When a body combines in more than one proportion with oxygen, that compound containing the least oxygen takes the termination ous, that the most ic; thus, sulphurous acid, sulphuric acid; arsenious acid, arsenic acid; ferrous oxide, ferric oxide; mercurous oxide; in only one proportion (or when they form only one basic oxide) they are distinguished by the termination ic, as potassic oxide, aluminic oxide.

OXIDES are binary oxygen compounds: they may be divided into two series. The first comprises those oxides which do not possess the property of combining with acids to form salts--they are termed indifferent oxides; the second series contains those capable of uniting with acids to form salts, and are called salifiable oxides or bases.

When a simple body, in combining with oxygen, forms but one oxide, it is simply called an oxide, added to the name of the simple body; thus, oxide of zine or zincic oxide.

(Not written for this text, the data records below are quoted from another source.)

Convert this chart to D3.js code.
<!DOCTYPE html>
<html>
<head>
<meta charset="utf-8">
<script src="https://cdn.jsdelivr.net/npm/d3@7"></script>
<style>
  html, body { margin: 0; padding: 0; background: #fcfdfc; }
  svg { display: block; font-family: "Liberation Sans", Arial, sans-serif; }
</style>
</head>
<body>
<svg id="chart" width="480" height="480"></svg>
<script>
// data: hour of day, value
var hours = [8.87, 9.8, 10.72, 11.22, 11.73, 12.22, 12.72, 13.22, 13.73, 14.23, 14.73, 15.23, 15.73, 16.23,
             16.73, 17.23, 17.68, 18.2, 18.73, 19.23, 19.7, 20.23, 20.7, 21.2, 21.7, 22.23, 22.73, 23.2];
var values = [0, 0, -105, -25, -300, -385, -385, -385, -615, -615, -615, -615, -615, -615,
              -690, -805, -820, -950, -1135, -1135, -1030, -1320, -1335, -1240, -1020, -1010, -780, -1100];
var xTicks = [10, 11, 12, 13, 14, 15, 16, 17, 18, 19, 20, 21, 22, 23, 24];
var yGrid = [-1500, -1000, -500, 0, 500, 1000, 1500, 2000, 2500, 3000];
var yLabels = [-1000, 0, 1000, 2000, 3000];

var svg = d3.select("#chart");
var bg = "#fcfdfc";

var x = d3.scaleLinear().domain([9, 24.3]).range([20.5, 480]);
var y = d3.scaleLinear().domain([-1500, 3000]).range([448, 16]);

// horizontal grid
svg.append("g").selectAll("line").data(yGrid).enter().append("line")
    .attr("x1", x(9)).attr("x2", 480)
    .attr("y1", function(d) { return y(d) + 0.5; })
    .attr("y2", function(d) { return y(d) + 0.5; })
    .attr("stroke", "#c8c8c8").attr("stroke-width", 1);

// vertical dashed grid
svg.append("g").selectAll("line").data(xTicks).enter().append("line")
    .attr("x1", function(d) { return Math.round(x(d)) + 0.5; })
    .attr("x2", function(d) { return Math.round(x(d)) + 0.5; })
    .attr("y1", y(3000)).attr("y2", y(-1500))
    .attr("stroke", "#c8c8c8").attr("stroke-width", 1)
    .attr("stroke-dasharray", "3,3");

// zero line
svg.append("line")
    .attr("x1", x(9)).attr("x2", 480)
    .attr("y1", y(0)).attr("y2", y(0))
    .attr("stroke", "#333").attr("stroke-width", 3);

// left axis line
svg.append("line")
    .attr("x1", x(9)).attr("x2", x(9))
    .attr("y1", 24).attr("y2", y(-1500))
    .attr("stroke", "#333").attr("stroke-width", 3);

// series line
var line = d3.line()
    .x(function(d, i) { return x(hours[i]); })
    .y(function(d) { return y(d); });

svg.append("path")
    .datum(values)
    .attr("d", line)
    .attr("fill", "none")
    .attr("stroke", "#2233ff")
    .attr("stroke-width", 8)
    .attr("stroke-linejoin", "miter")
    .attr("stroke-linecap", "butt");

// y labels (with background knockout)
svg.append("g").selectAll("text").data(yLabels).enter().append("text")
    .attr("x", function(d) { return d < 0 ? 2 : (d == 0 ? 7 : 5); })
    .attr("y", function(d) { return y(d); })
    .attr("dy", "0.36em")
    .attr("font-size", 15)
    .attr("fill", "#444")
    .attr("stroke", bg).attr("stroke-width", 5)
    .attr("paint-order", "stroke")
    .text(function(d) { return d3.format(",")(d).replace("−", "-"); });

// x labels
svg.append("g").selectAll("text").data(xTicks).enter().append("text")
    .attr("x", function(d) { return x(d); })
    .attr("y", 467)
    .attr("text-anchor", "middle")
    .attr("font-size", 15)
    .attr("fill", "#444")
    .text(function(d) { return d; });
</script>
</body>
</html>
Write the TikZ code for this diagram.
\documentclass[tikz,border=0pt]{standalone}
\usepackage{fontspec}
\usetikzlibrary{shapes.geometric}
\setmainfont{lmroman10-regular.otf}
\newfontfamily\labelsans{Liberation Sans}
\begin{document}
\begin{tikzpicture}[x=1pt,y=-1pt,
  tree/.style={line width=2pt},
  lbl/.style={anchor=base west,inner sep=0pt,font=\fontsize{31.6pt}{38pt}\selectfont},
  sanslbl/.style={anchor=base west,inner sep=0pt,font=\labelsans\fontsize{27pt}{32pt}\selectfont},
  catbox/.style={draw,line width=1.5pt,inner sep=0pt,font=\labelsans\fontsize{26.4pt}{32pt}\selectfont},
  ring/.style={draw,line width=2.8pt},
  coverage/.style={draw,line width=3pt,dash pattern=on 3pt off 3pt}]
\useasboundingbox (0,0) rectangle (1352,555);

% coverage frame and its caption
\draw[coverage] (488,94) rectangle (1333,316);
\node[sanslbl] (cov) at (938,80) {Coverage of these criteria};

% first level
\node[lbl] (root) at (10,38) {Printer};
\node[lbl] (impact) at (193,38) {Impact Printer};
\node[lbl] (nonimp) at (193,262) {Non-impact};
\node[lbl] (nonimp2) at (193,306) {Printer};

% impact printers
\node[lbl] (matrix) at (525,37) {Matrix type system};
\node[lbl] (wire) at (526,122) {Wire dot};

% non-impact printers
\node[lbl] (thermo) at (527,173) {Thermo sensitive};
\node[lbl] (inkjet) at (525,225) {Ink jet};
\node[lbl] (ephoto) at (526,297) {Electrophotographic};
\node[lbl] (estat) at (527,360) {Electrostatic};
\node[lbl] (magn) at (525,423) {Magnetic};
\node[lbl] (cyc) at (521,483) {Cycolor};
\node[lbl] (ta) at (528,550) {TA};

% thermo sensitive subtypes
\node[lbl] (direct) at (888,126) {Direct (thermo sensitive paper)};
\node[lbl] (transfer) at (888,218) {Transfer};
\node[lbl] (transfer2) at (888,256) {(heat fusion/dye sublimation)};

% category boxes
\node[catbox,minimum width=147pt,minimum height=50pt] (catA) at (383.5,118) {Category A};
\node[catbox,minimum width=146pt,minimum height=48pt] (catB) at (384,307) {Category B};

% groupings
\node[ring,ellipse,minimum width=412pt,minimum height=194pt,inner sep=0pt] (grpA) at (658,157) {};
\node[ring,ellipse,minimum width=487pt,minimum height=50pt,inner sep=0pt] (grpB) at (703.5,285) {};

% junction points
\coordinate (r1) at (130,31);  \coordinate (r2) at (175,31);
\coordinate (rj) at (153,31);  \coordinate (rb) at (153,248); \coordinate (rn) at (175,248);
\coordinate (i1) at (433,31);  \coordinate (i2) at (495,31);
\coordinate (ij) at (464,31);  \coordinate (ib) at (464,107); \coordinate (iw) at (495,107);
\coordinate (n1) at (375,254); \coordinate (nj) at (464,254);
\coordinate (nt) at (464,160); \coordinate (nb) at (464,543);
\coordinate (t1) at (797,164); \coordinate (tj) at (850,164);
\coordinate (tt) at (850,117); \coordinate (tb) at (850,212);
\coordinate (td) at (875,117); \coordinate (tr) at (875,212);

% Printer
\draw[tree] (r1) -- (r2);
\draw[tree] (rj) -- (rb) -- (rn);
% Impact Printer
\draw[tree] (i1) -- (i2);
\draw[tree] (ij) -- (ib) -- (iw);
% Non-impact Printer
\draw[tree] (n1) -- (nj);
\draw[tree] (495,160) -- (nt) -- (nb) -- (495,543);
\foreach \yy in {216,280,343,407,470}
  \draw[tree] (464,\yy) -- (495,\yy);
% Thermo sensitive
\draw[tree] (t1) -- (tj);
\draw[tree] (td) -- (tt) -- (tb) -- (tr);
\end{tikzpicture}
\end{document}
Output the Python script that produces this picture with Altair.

If the body is capable of combining with oxygen in many proportions, the words proto, sesqui, bin or per, &c., precede the term oxide to express the progressive amounts of oxygen. Most metals form one salifiable oxide, and many of them have two. These are now generally distinguished by the terminations ous and ic, in the same manner as are the acids; thus, we have protoxide of lead, iron, copper, tin, &c.; sesquioxide of aluminium, iron or chromium, &c.; binoxide, or peroxide of manganese, copper, mercury, &c.; and when we speak of them as salifiable bases, ferrous oxide and ferric oxide; mercurous and mercuric oxide; potassic oxide; aluminic oxide.

There are still higher degrees of oxidation of some metals; these are nearly always acids-as chromic, stannic, and antimonic acids.

SALTS are formed when an acid unites with a base, and usually the properties of the acid and the base are reciprocally neutralised; thus, an acid which before combination possessed the power of reddening blue litmus, loses it . in proportion as it combines with the base; and in like manner a base which would at first change reddened litmus paper to blue, loses this property as the acid saturates it. In this case the acid and base have combined to form a salt.

In naming salts, we have to consider firstly, the nature of the acid; secondly, the salifiable nature of the base; and thirdly, the proportions in which the acid and base are combined.

Acids terminating in ie form salts terminating in ate.